CAMH’s presentation is funded in part by the City of Houston through the Houston Arts Alliance.
About the artist
Cauleen Smith received a BA in Creative Arts from San Francisco State University, and an MFA from the University of California, Los Angeles, School of Theater Film and Television. Her films, objects, and installations have been featured in group exhibitions at the Studio Museum of Harlem, New York, New York; Yerba Buena Center for the Arts, San Francisco, California; the New Museum, New York; and the Museum of Contemporary Art, Chicago, Illinois. She has had solo shows for her films and installations at Los Angeles County Museum of Art (2020); The Whitney Museum of American Art, New York (2020); The Frye Museum, Seattle, Washington (2019); Institute for Contemporary Art at VCU, Richmond, Virginia (2019) Institute of Contemporary Art, Philadelphia, Pennsylvania (2018); Art Institute of Chicago (2017); Museum of Contemporary Art, Chicago (2012); and The Kitchen, New York (2011), among others.

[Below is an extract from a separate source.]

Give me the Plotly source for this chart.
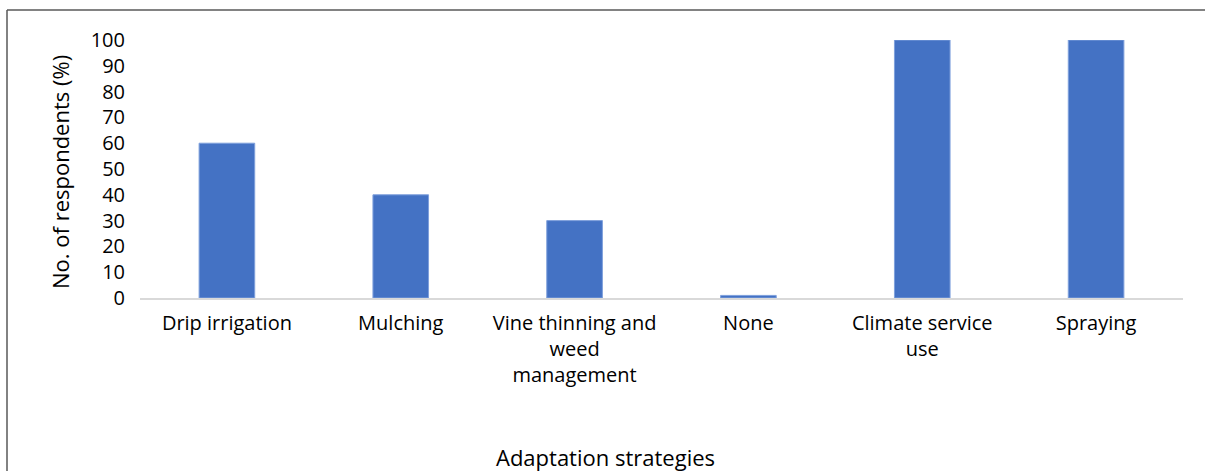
import plotly.graph_objects as go

categories = ["Drip irrigation", "Mulching", "Vine thinning and<br>weed<br>management",
              "None", "Climate service<br>use", "Spraying"]
values = [60, 40, 30, 1, 100, 100]
y_ticks = list(range(0, 101, 10))

W, H = 1205, 471
L, T = 140, 40
R = 1205 - 1183
B = 471 - 298
pw, ph = W - L - R, H - T - B
y0px = H - B  # pixel y of the axis baseline


def px_x(x):
    return (x - L) / pw


def px_y(y):
    return (y0px - y) / ph


fig = go.Figure(go.Bar(
    x=categories, y=values,
    marker=dict(color="#4472C4", line=dict(color="#7FA0DC", width=1)),
    width=0.32,
))

border = dict(color="#595959", width=1.5)
font_family = "'Open Sans', sans-serif"
fig.update_layout(
    width=W, height=H,
    margin=dict(l=L, r=R, t=T, b=B),
    paper_bgcolor="white", plot_bgcolor="white",
    showlegend=False,
    font=dict(family=font_family, color="#000000", size=20),
    xaxis=dict(showgrid=False, showline=True, linecolor="#D9D9D9", linewidth=2,
               ticks="outside", ticklen=6, tickcolor="rgba(0,0,0,0)",
               tickfont=dict(size=20), fixedrange=True),
    yaxis=dict(range=[0, 100], tickvals=y_ticks, showgrid=False, showline=False,
               zeroline=False, ticks="outside", ticklen=10, tickcolor="rgba(0,0,0,0)",
               tickfont=dict(size=20)),
    annotations=[
        dict(text="Adaptation strategies", xref="paper", yref="paper",
             x=px_x(605), y=px_y(457), xanchor="center", yanchor="middle",
             showarrow=False, font=dict(size=22)),
        dict(text="No. of respondents (%)", xref="paper", yref="paper",
             x=px_x(60), y=px_y(172), xanchor="center", yanchor="middle",
             textangle=-90, showarrow=False, font=dict(size=22)),
    ],
    shapes=[
        dict(type="line", xref="paper", yref="paper",
             x0=px_x(7), x1=px_x(1205), y0=px_y(10), y1=px_y(10),
             line=border, layer="below"),
        dict(type="line", xref="paper", yref="paper",
             x0=px_x(7), x1=px_x(7), y0=px_y(10), y1=px_y(471),
             line=border, layer="below"),
    ],
)

fig.write_html(
    "out.html",
    config={"displayModeBar": False},
    post_script="document.body.style.margin='0';document.body.style.overflow='hidden';",
)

Smith is the recipient of multiple awards and fellowships including the prestigious inaugural Ellsworth Kelly Award of the Foundation for Contemporary Arts and the Herb Alpert Award in the Arts. She has received a Creative Capital grant, a Robert Rauschenberg Foundation Artist-In-Residence; Black Metropolis Research Consortium Research Fellowship; and the Director’s Grant at the University of California Institute for Research in the Arts in Santa Barbara, California. Smith was previously included in two group exhibitions at Contemporary Arts Museum Houston—Nexus Texas (2007), which featured new works by artists living and working in the state and was on view during Smith’s time living and teaching in Austin, and 2008’s Cinema Remixed & Reloaded: Black Women Artists and The Moving Image since 1970. She currently teaches in the School of Art at CalArts in Santa Clarita, California.